Save requests and responses with puppeteer

From apify’s blog post, they intercept requests from puppeteer using the following code snippet:

// On top of your code
const cache = {};

// The code below should go between newPage function and goto function

await page.setRequestInterception(true);
page.on('request', async(request) => {
    const url = request.url();
    if (cache[url] && cache[url].expires > Date.now()) {
        await request.respond(cache[url]);
        return;
    }
    request.continue();
});
page.on('response', async(response) => {
    const url = response.url();
    const headers = response.headers();
    const cacheControl = headers['cache-control'] || '';
    const maxAgeMatch = cacheControl.match(/max-age=(\d+)/);
    const maxAge = maxAgeMatch && maxAgeMatch.length > 1 ? parseInt(maxAgeMatch[1], 10) : 0;
    if (maxAge) {
        if (!cache[url] || cache[url].expires > Date.now()) return;
        
        let buffer;
        try {
            buffer = await response.buffer();
        } catch (error) {
            // some responses do not contain buffer and do not need to be catched
            return;
        }

        cache[url] = {
            status: response.status(),
            headers: response.headers(),
            body: buffer,
            expires: Date.now() + (maxAge * 1000),
        };
    }
});

We took the code and modified it to save requests, responses, and files to our local cache.

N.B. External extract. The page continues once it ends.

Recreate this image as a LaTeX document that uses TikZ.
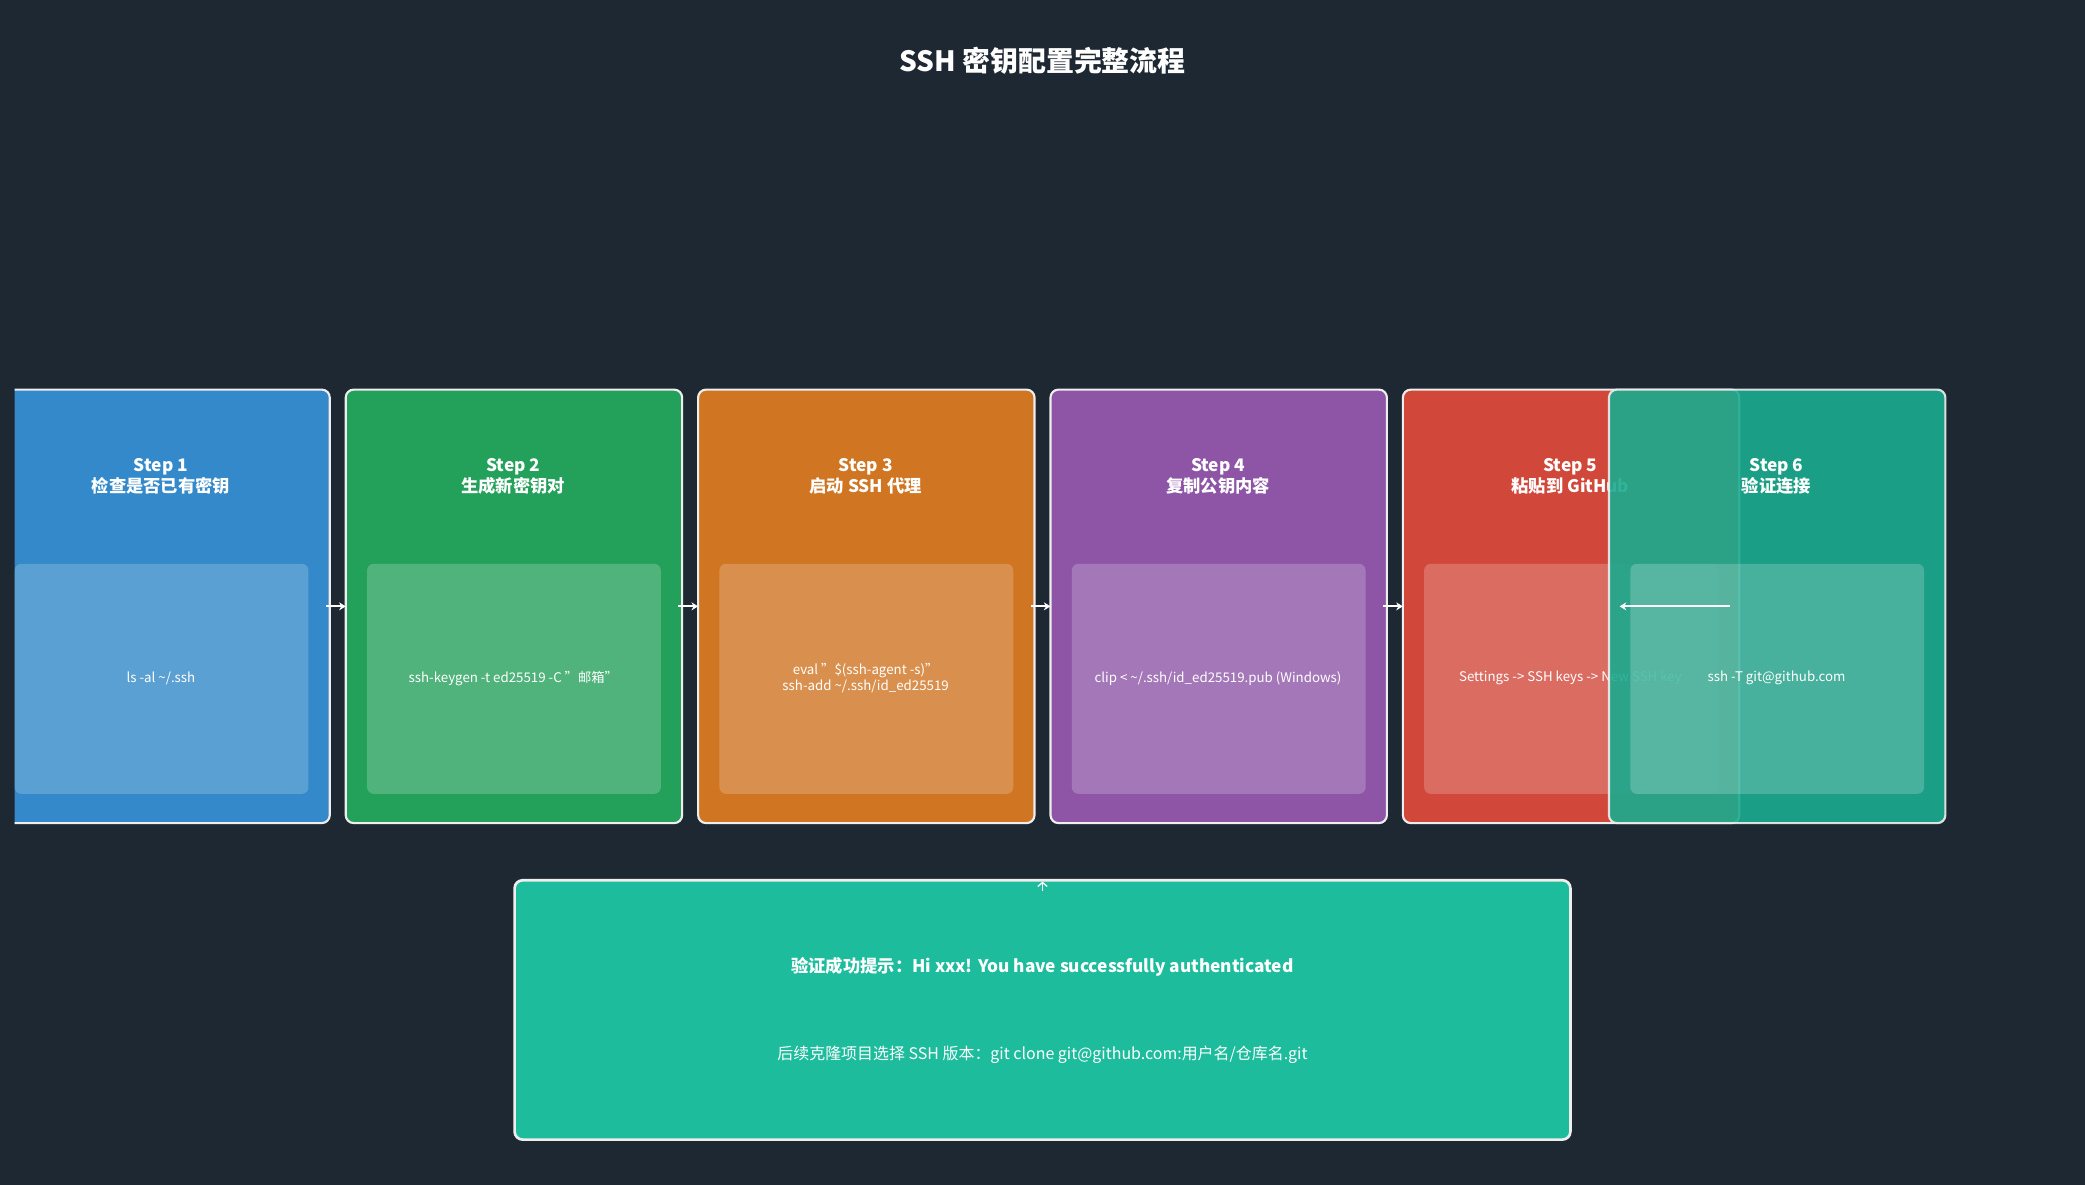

Intercept requests to backend with puppeteer

From the stackoverflow answer, we could do something like this to respond to requests that we have cached.

page.setRequestInterception(true)
page.on('request', (req) => {
  if (req.url() == 'your_url' && <we have a cached value>) {
    return request.respond({
      status: 200,
      body: <your_cached_body>,
      <your_cached_headers>
    });
  }
});

Tasks completed

  • Typed on a gigantic keyboard (thanks xmetrix)
  • Wrote blog in colemak
  • Saved requests, responses, and files to our local cache with puppeteer.
  • Progress made with intercepting and respond to all requests with puppeteer interceptor; however, more work is required. I believe the regex is broken.

Future tasks

  • Intercept and respond to all requests with puppeteer interceptor. Please clean up the code and fix the regex.
  • Chromium and chromedriver downloader.